WHAT TO PRODUCE:
In the data below, find every line that has the string "with", and copy it.

DATASET EXTRACT:
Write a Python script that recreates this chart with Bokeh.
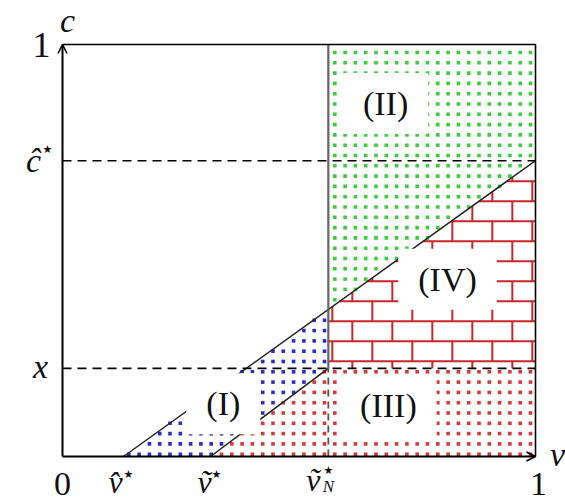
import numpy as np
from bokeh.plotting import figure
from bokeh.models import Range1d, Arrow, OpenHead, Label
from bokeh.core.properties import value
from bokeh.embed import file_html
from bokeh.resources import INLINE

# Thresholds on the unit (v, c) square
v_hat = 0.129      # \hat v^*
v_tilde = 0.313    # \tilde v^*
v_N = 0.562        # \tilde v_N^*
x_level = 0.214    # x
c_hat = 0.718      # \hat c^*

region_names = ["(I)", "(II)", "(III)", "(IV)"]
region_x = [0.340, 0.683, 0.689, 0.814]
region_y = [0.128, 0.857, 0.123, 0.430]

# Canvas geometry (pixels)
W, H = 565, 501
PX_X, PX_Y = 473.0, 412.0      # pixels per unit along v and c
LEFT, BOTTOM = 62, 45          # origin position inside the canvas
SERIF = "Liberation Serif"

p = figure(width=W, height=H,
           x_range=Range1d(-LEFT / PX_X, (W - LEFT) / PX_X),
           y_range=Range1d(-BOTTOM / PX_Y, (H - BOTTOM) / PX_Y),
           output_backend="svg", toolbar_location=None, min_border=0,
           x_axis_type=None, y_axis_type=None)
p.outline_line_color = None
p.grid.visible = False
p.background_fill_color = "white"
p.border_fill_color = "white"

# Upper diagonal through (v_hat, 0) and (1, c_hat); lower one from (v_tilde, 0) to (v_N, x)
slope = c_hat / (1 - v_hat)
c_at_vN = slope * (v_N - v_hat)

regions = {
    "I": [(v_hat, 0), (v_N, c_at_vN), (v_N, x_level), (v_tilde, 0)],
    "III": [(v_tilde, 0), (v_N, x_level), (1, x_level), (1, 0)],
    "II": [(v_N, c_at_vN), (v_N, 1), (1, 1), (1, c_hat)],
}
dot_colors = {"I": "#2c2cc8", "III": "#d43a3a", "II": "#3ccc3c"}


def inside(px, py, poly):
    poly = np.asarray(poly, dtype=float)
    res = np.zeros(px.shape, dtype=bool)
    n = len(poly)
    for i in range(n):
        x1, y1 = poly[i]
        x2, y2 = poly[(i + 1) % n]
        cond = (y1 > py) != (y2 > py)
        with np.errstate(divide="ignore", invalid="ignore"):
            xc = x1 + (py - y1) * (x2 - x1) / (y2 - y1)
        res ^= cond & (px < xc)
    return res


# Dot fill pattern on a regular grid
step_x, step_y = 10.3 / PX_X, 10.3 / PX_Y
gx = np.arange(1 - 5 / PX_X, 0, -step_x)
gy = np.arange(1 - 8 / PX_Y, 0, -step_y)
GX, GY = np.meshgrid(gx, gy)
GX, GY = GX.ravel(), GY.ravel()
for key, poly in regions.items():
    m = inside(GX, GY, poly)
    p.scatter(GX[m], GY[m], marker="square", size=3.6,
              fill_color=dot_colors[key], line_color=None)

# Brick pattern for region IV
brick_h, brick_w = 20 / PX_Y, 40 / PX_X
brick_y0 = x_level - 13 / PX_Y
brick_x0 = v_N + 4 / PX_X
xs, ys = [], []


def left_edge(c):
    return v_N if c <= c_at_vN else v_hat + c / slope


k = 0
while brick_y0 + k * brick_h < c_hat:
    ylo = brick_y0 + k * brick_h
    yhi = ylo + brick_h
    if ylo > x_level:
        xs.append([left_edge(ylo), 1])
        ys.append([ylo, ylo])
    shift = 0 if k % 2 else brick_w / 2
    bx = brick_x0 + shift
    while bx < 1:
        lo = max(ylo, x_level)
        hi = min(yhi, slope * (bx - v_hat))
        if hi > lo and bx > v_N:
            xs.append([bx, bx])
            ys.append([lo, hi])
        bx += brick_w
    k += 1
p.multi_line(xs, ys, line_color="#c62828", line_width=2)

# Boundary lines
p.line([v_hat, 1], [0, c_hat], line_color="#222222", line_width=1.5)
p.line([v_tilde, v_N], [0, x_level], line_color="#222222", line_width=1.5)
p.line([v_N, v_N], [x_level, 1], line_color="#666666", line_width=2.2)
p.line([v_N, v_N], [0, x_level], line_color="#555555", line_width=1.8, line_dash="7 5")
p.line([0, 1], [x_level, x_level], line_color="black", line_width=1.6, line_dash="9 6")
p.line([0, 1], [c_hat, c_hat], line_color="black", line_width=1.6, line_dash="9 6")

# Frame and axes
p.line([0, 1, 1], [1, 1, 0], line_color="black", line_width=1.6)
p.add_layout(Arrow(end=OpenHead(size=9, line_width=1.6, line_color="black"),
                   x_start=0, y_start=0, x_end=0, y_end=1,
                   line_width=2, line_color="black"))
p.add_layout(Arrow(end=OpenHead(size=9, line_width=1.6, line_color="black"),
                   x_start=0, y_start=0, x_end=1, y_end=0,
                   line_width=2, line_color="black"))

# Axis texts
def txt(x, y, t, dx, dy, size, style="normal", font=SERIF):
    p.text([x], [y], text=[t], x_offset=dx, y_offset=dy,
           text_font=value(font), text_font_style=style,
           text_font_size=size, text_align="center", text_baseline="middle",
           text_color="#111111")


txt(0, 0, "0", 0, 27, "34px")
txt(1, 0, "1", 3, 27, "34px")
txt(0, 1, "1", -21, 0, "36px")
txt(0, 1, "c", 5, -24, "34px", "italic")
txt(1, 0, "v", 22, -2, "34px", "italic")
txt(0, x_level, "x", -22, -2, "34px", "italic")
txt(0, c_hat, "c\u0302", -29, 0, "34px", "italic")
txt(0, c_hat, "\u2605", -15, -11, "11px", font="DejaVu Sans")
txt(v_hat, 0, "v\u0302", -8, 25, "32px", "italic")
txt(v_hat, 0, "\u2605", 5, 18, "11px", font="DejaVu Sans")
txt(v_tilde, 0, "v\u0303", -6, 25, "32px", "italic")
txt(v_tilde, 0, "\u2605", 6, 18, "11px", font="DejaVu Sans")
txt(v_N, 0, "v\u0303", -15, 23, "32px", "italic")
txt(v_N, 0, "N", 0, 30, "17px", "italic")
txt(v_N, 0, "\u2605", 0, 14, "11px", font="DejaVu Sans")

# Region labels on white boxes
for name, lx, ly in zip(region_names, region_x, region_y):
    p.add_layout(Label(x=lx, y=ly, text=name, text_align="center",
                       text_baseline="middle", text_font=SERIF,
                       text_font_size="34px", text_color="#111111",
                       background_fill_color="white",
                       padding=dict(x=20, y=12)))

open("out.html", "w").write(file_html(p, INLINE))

ANSWER TO THE TASK:
Write a Python script that recreates this chart with Bokeh.
        with np.errstate(divide="ignore", invalid="ignore"):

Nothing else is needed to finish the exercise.